Why You Need to be Vulnerable to Innovate

Watch Brené Brown’s talk from TEDxHouston – it’s well worth your time:

Brown quotes Peter Sheahan in Daring Greatly, who says:

If you want a culture of creativity and innovation, where sensible risks are embraced on both a market and individual level, start by developing the ability of managers to cultivate an openness to vulnerability in their teams. And this, paradoxically perhaps, requires first that they are vulnerable themselves. This notion that the leader needs to be “in charge” and to “know all the answers” is both dated and destructive. Its impact on others is the sense that they know less, and that they are less than. A recipe for risk aversion if ever I have heard it. Shame becomes fear. Fear leads to risk aversion. Risk aversion kills innovation.

Vulnerability leads to innovation.  How many great ideas have been pre-emptively killed because we’re afraid that they might fail? A lot.  We can talk all we want about frameworks and tools, but if we don’t address this problem, none of these can help us.

Brown takes her title from this speech by Theodore Roosevelt:

It is not the critic who counts; not the man who points out how the strong man stumbles, or where the doer of deeds could have done them better.

The credit belongs to the man who is actually in the arena, whose face is marred by dust and sweat and blood; who strives valiantly; who errs, who comes short again and again,

because there is no effort without error and shortcoming; but who does actually strive to do the deeds; who knows great enthusiasms, the great devotions; who spends himself in a worthy cause;

who at the best knows in the end the triumph of high achievement, and who at the worst, if he fails, at least fails while daring greatly . . .

If you’re a manager, you need to do whatever you can to help put people into positions to dare greatly.

If you have a great idea yourself, you have to tackle that fear of failure and take a shot.  That makes you vulnerable. But it also makes you alive. And who knows – it might work! It’s the only way to find out…

Enhanced by Zemanta

Student and teacher of innovation - University of Queensland Business School - links to academic papers, twitter, and so on can be found here.

Please note: I reserve the right to delete comments that are offensive or off-topic.

Leave a Reply

23 thoughts on “Why You Need to Be Vulnerable to Innovate

  1. Super post Tim

    In the film Star Trek V Spock’s half-brother Cybok has the power to take away people’s pain but Kirk says “Don’t take away my pain. I need my pain. It makes me who I am”

    We learn nothing from repetition and certainly don’t learn by repeating mistakes.
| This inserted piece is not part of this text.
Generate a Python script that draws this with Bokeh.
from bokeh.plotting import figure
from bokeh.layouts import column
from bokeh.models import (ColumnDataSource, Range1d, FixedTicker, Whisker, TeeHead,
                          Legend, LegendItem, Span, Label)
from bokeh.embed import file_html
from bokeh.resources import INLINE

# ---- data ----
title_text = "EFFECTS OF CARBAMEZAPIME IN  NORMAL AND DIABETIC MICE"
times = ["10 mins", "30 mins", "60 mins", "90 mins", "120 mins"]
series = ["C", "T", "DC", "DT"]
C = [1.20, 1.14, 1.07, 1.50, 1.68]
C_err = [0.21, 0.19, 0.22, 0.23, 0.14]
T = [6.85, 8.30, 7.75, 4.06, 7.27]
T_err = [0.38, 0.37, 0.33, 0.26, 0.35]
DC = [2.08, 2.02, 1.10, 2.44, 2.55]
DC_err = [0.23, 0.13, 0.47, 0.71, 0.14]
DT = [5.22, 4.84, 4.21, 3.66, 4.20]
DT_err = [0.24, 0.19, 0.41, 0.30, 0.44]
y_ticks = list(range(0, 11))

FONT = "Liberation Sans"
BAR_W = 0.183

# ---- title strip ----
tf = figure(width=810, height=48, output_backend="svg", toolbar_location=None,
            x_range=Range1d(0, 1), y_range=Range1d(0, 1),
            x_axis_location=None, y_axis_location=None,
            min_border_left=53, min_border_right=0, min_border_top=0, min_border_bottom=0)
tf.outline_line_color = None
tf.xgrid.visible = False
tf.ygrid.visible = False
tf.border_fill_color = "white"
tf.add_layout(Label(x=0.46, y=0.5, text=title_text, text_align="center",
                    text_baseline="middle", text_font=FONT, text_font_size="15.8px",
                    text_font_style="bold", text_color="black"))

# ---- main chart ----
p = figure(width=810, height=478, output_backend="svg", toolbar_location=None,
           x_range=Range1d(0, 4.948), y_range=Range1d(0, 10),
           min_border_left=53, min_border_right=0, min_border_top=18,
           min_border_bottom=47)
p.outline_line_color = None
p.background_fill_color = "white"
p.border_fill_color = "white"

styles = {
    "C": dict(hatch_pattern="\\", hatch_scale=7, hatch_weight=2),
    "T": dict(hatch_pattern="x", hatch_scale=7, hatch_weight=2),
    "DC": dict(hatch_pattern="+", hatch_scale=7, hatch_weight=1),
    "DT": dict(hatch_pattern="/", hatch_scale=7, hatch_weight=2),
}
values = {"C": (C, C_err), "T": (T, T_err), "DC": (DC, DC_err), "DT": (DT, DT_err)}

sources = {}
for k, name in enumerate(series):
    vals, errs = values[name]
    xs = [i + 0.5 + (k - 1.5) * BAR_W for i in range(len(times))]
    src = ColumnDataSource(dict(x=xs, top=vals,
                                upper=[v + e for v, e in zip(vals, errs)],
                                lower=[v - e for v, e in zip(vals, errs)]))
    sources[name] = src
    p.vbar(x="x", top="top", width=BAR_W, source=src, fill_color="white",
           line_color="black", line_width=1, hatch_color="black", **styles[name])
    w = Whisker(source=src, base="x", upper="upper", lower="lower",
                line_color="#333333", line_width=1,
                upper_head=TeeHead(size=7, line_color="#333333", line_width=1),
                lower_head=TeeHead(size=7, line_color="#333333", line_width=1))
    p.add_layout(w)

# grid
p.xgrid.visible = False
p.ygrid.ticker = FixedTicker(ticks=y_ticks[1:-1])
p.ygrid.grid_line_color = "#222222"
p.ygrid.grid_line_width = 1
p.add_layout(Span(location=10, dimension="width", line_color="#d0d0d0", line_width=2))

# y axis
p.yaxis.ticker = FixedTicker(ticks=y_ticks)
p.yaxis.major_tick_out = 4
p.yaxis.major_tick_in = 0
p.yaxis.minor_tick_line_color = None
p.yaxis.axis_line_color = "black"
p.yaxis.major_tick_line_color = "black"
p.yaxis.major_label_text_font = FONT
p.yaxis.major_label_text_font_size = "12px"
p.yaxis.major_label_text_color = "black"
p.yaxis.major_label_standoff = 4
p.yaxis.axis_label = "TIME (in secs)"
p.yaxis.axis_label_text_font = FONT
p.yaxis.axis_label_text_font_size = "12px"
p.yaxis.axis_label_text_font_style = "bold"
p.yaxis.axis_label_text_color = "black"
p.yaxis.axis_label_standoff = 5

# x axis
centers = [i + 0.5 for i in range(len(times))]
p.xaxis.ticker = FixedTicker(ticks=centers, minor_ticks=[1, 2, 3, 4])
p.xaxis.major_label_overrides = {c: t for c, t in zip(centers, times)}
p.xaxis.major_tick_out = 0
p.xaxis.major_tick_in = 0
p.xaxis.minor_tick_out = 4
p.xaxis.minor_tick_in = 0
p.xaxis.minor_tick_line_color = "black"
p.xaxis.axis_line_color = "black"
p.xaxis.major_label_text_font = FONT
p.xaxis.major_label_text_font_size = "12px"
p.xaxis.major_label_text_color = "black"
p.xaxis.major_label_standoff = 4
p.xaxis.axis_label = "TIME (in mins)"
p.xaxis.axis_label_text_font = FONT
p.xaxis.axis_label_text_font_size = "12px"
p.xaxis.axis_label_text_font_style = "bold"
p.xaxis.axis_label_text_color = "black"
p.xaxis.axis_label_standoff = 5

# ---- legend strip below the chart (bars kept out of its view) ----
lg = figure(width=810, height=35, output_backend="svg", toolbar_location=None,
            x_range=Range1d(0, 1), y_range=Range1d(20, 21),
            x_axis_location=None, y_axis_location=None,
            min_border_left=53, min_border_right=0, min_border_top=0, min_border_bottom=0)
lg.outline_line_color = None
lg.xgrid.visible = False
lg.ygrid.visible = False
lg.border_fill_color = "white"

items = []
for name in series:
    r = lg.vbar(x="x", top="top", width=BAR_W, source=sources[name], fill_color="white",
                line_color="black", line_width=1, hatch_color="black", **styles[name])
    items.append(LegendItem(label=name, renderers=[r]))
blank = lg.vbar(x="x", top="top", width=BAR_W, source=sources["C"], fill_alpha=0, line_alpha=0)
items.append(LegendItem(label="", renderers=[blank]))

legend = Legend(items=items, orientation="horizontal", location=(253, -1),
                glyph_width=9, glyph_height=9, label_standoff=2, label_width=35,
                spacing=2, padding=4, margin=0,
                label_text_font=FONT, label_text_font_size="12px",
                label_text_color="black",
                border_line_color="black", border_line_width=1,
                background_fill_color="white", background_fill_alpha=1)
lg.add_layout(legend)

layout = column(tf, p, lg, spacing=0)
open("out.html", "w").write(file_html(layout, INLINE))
    We learn from change but for change we need to do something different, try something new, explore and experiment but to do these things we need to take risks and be open to both success and to failure so that we can learn from both success and failure.

    The problem with change and the future is that they are not certain and thus risk of failure as well as success are both essential parts of the change equation.

    We need our failures as much as our successes as both make for what we are.

    • Thanks for the thoughtful comment Martin. The ST quote is great, and really illustrates the point. And I fully agree with you about the role of uncertainty here. It’s one of the issues that Brown discusses in her book quite a bit, and it’s really important.

      And your point about failures contributing to who we are is dead on. That’s part of why I thought this might be a useful story to share.

  2. Hi Tim,

    It’s like the “burning platform situation”. Most of the times we, and organizations, only dare to change when we are against the wall… change is the last alternative left.

  3. While I fully agree with your post an Brené Brown’s viewpoints on vulnerability, I think there is another aspect which is equal in impact. To be innovative, it requires the courage to say that what you’ve been doing sofar has been alright, but that it isn’t going to be what you’ll be doing in the future. In other words, you need to acknowledge that your past accomplishments are no longer a foothold for if/when you’re going to fail at your new endeauvours. This “leap of faith” is imho even greater than being open for failure. And the real road block why people don’t innovate more…

  4. Hi Tim – a really good article. I think your description of self and vulnerability is a wonderful metaphor for business. First comes self awareness; companies must first recognise their vulnerabilities. Next comes the plan. Those companies (and people) who decide to protect their vulnerabilities by digging in and putting up protective walls will stay exactly where they are; they will find others moving ahead of them; and ultimately they are doomed.

    Companies must constantly be on the move to change and improve let alone survive. Ambition and a relentless drive to change and improve can either turn vulnerability into strength or remove it. That’s why, for example, data should serve judgment and not the other way round; seeking for ever more precise certainty wastes time and rather than protecting vulnerability only serves to expose it to greater attack.

    • Thanks Kevin – very interesting comments. I do think that this scales up to organisations as well – that’s a great point that you raise. But I also think that in addressing vulnerability at that level, it’s important to keep the personal level on the radar as well. In any case, an interesting area to think about…

  5. Hi Tim,

    When I began reading this post, I immediately leapt to the Teddy Roosevelt quote, seeing as it’s my all-time favorite. Glad to think that decent minds who failed out of Princeton think alike. One thing that’s somewhat related to this is in our definition of success. By allowing myself to define success individually (rewarding work, control of my life), I’m free to be unconcerned that I’m not meeting other people’s views of how my professional life is going (large organization, maximizing profit).

    Peter Baum

    • Thanks Peter. I definitely agree with you on the importance of your definition of success. You and I have been talking about it for years, really! And as I’ve always said, I think you’ve done an incredible job of defining what success is for you and sticking with it. It does have a real influence on how content you end up feeling.

      That’s funny about the Roosevelt quote – always a good sign when the thing you jump to in your head actually ends up in the piece you’re reading!